[begin Information given]

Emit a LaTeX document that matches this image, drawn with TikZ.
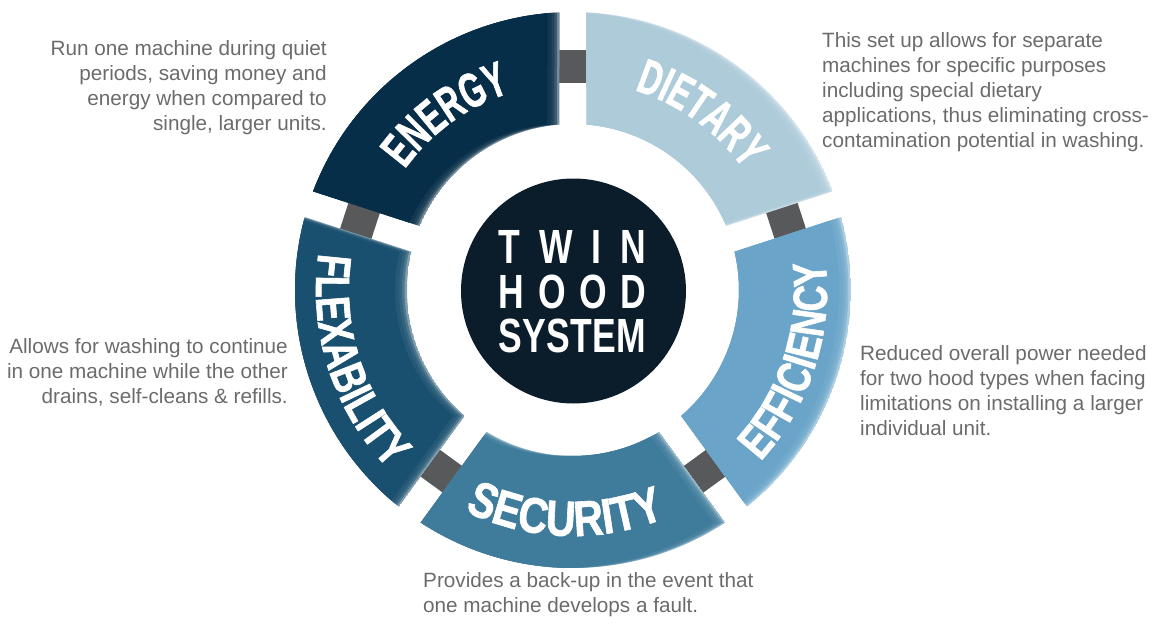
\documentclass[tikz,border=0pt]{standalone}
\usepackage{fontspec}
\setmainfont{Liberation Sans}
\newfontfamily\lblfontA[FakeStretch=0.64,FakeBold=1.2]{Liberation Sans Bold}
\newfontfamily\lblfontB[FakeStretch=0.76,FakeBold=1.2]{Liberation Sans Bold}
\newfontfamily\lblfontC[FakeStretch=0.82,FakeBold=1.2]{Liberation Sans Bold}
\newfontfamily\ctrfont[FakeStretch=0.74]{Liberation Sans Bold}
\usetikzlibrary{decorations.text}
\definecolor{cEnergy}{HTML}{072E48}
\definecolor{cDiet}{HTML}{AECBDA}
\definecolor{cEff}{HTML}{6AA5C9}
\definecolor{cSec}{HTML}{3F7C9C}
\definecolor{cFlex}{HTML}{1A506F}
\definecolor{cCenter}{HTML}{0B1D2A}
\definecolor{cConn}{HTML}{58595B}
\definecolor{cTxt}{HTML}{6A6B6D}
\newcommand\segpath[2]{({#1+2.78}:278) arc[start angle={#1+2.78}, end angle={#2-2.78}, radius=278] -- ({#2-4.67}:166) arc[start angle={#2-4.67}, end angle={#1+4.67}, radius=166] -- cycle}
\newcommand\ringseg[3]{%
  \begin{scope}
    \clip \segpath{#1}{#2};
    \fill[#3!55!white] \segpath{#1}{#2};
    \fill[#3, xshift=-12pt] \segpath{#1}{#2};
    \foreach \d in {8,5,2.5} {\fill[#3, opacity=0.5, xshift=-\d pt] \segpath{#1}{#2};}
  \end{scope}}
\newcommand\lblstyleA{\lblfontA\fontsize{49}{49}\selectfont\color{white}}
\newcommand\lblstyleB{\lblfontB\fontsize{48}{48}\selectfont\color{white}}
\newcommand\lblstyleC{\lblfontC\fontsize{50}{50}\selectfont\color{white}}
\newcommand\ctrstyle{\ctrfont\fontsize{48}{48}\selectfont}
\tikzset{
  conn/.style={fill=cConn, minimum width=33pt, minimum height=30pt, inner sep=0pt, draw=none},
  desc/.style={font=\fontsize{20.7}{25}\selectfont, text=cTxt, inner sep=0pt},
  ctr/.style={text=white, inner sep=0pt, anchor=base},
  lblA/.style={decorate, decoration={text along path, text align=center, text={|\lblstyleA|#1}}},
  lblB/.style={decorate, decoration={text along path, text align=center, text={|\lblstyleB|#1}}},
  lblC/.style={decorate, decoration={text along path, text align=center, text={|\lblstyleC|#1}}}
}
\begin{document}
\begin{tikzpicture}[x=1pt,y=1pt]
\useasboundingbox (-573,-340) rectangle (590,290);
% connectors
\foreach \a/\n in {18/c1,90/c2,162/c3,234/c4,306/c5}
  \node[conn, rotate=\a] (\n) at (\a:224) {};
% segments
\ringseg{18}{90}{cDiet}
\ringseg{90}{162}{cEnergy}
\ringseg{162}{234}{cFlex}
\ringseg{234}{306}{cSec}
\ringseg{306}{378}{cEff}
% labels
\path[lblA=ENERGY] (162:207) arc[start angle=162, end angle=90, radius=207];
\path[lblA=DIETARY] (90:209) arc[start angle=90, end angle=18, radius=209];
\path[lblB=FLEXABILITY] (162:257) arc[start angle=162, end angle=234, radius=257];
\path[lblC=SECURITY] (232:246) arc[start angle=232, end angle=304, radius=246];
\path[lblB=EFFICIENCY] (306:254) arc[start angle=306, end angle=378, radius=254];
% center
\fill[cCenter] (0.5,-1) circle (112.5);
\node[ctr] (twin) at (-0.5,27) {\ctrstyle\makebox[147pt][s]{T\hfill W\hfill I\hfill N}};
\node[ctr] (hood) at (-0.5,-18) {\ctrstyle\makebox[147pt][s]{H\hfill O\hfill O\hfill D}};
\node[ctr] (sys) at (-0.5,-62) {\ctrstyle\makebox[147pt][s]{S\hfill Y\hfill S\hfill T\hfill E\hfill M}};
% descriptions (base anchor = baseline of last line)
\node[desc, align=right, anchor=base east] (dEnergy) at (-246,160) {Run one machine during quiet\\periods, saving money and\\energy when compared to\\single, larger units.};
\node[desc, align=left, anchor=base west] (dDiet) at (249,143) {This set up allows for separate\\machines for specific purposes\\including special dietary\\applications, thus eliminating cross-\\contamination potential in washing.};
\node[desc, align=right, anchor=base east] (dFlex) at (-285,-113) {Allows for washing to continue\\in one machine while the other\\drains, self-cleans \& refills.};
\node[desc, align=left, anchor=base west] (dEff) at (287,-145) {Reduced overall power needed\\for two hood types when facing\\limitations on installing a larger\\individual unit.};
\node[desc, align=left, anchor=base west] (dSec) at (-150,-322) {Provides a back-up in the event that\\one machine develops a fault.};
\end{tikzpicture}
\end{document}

[end Information given]
[begin Information given]

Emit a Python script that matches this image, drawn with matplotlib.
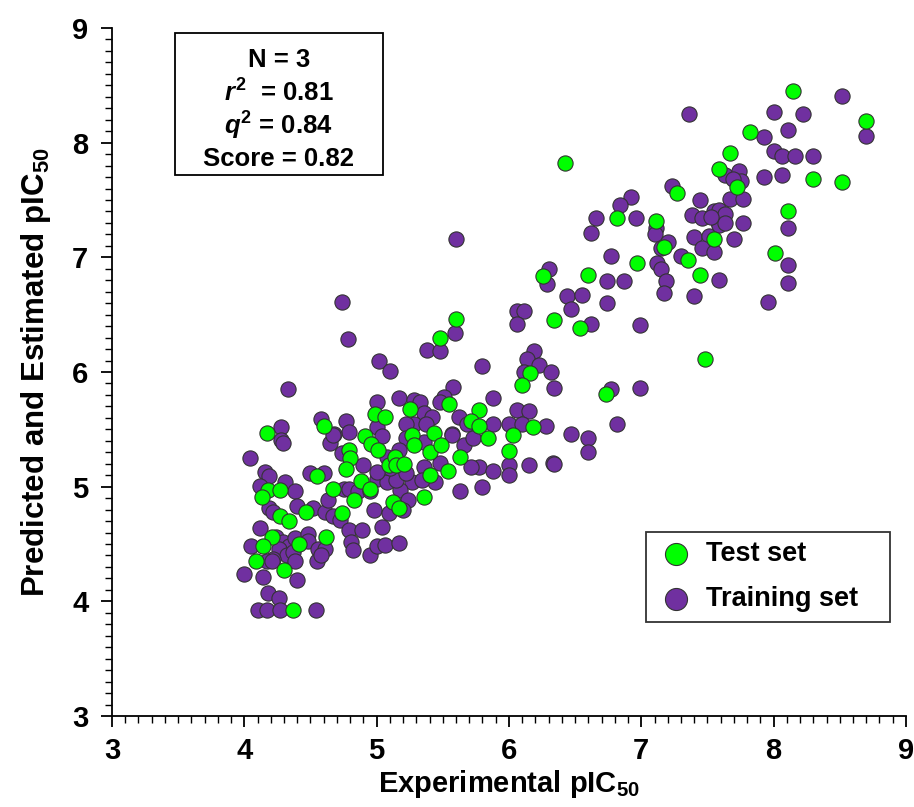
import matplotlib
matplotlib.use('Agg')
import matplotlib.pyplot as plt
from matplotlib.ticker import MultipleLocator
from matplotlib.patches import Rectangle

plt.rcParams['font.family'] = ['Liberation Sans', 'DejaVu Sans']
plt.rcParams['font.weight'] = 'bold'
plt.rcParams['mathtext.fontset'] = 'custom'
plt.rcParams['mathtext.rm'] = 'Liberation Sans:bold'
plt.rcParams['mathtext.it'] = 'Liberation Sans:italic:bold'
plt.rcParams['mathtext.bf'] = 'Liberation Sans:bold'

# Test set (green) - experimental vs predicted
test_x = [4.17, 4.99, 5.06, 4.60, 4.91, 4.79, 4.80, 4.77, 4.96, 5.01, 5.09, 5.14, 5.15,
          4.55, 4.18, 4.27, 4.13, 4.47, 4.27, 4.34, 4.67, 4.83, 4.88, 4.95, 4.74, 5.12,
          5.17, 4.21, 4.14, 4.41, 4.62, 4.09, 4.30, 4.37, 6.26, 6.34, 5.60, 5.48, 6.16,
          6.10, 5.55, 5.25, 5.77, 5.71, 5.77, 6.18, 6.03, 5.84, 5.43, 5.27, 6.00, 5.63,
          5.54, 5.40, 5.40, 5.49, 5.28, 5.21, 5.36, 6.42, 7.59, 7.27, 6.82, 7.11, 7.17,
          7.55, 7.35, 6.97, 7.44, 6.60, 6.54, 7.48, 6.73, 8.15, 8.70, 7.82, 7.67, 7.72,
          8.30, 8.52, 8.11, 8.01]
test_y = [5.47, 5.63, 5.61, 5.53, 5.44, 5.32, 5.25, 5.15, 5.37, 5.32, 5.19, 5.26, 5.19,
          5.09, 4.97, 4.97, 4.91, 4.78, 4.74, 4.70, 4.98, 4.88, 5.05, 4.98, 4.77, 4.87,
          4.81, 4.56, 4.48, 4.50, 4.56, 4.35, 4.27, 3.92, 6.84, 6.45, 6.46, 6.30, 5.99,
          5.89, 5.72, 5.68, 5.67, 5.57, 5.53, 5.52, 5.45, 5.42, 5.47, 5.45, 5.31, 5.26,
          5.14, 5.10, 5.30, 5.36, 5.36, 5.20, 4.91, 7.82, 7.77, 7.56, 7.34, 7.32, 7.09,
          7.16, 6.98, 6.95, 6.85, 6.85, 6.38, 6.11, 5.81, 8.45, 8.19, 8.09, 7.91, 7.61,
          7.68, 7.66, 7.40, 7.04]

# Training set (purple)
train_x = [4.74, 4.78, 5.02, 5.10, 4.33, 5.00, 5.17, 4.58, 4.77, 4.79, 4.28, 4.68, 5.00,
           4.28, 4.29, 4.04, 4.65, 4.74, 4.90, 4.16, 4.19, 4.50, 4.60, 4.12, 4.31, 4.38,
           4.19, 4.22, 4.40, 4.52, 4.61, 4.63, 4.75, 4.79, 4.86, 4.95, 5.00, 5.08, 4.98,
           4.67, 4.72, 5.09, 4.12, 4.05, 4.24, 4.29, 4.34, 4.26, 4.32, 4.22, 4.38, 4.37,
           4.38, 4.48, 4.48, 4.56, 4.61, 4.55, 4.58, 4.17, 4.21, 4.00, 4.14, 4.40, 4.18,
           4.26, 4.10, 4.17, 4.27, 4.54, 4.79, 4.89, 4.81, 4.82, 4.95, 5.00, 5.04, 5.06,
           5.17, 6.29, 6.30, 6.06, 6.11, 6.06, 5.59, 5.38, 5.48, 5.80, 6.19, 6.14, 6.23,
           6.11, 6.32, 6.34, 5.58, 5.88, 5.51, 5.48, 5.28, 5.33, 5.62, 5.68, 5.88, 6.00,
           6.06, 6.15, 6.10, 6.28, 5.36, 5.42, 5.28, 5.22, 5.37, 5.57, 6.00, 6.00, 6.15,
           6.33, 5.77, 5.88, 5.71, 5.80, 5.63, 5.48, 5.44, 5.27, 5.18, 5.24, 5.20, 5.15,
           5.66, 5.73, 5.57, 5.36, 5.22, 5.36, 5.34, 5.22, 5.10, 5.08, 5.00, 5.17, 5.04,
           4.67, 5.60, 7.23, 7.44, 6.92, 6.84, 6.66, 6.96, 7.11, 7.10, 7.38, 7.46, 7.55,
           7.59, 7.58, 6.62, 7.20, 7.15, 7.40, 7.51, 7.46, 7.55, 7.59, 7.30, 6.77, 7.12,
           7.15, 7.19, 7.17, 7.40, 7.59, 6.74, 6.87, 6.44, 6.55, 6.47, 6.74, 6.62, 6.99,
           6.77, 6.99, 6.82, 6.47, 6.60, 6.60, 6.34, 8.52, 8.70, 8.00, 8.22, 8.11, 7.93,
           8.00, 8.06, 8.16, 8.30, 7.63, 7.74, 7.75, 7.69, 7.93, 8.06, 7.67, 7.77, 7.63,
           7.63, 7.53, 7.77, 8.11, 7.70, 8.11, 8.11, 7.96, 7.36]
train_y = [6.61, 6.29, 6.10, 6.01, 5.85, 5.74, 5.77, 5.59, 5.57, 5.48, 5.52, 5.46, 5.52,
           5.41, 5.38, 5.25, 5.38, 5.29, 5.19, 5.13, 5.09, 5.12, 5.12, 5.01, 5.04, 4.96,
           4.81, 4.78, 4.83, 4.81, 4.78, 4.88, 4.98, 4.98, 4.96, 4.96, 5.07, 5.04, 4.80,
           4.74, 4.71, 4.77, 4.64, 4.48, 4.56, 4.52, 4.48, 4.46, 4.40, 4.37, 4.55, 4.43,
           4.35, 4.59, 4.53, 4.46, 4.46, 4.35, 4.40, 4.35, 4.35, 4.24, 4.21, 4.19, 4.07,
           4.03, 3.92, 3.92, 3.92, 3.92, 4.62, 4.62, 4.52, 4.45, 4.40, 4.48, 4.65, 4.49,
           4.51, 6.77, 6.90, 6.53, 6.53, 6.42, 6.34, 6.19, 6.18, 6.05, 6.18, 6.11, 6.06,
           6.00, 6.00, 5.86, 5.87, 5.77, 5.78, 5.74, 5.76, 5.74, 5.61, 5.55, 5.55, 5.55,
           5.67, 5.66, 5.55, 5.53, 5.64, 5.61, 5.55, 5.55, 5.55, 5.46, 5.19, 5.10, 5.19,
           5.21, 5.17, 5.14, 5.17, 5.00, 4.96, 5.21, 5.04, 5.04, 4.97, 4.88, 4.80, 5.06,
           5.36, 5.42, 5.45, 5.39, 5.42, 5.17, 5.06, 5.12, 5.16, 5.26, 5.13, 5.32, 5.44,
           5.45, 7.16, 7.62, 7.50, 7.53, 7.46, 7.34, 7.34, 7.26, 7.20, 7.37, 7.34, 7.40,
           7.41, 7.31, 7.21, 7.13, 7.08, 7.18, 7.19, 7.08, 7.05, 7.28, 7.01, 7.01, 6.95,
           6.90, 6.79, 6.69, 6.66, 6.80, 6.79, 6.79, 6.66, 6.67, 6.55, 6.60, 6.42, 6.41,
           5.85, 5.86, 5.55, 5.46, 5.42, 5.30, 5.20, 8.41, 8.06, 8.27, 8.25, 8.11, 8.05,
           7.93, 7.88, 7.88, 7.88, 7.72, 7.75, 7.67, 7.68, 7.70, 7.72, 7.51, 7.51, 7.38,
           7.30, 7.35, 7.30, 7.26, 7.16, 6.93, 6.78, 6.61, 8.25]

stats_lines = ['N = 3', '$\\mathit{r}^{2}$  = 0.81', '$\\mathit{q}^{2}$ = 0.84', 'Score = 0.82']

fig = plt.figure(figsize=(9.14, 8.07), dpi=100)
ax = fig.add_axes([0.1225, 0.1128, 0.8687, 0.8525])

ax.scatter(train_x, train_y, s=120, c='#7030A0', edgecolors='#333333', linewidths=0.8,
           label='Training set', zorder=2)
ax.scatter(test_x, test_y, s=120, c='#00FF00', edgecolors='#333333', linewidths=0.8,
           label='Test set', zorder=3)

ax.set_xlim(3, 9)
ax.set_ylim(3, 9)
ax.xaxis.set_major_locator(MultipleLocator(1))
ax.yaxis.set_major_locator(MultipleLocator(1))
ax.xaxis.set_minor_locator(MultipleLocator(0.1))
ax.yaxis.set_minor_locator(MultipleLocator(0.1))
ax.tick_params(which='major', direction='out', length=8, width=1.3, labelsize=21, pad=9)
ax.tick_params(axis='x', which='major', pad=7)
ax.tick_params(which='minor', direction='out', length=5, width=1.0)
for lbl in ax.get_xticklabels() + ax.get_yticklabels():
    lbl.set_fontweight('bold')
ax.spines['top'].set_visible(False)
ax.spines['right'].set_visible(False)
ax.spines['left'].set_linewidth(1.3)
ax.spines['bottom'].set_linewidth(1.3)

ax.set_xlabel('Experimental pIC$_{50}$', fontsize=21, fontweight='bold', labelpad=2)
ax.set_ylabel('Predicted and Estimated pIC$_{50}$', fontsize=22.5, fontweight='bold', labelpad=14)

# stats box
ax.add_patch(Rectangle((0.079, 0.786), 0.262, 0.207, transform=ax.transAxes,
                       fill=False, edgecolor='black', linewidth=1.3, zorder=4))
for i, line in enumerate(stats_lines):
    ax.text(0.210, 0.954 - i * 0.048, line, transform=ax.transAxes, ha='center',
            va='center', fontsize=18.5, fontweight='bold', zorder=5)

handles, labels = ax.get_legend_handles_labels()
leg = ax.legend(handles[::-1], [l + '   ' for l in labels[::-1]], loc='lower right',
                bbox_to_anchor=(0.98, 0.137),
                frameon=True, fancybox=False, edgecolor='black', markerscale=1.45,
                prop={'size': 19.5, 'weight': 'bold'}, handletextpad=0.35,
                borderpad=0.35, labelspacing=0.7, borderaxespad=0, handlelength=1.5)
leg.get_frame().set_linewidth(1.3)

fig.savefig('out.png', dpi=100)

[end Information given]
[begin Information given]

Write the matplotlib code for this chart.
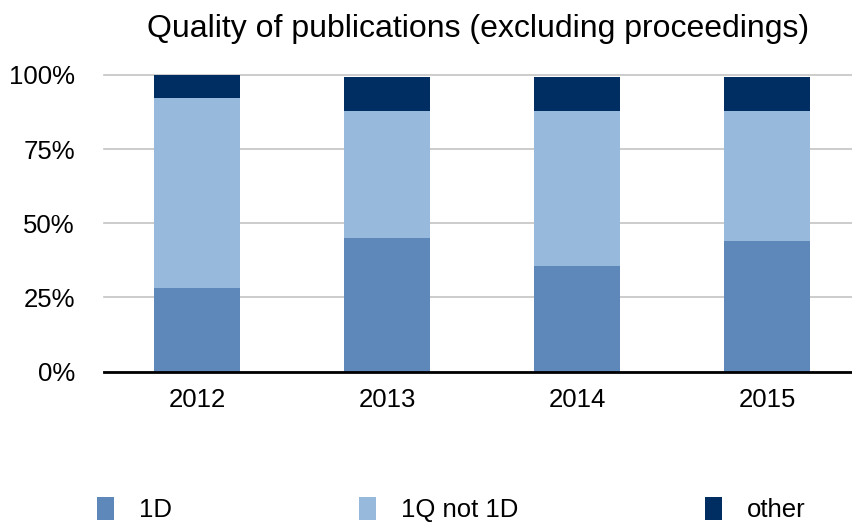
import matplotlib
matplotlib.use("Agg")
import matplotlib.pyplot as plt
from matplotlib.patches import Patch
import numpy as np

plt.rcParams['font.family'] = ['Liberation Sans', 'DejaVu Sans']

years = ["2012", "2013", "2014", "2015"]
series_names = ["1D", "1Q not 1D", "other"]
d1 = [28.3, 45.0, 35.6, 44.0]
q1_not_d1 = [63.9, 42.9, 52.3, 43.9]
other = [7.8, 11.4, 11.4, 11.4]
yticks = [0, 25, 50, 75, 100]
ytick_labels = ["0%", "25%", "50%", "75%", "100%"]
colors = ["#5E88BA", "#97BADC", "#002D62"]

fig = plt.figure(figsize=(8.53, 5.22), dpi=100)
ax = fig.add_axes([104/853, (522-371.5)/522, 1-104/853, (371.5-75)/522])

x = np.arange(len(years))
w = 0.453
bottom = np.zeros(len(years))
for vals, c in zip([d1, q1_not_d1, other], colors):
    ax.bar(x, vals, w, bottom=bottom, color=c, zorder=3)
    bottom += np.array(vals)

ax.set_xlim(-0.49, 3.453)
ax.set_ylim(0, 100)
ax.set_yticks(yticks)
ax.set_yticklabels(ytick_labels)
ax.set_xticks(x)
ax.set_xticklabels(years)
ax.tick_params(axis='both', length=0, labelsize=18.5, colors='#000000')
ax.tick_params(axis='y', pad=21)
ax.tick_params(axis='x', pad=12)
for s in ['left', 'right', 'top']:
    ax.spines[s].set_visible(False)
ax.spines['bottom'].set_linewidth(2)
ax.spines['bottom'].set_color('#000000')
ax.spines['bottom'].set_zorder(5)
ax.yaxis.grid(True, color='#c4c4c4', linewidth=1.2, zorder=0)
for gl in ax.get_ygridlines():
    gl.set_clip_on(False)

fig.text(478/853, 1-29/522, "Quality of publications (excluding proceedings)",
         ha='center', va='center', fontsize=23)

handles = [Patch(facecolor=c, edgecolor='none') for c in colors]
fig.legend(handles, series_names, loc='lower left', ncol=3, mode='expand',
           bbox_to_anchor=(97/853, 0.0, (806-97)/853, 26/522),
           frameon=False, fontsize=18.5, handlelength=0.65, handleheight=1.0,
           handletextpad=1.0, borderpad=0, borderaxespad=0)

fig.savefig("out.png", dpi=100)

[end Information given]

In the records above, find the line with "Write the matplotlib code for this chart." and the line with "(522-371.5)/522, 1-104/853, (371.5-75)/522])", then restate word for word only those two lines and all lines between, omitting pictures.

» **The result**
Write the matplotlib code for this chart.
import matplotlib
matplotlib.use("Agg")
import matplotlib.pyplot as plt
from matplotlib.patches import Patch
import numpy as np

plt.rcParams['font.family'] = ['Liberation Sans', 'DejaVu Sans']

years = ["2012", "2013", "2014", "2015"]
series_names = ["1D", "1Q not 1D", "other"]
d1 = [28.3, 45.0, 35.6, 44.0]
q1_not_d1 = [63.9, 42.9, 52.3, 43.9]
other = [7.8, 11.4, 11.4, 11.4]
yticks = [0, 25, 50, 75, 100]
ytick_labels = ["0%", "25%", "50%", "75%", "100%"]
colors = ["#5E88BA", "#97BADC", "#002D62"]

fig = plt.figure(figsize=(8.53, 5.22), dpi=100)
ax = fig.add_axes([104/853, (522-371.5)/522, 1-104/853, (371.5-75)/522])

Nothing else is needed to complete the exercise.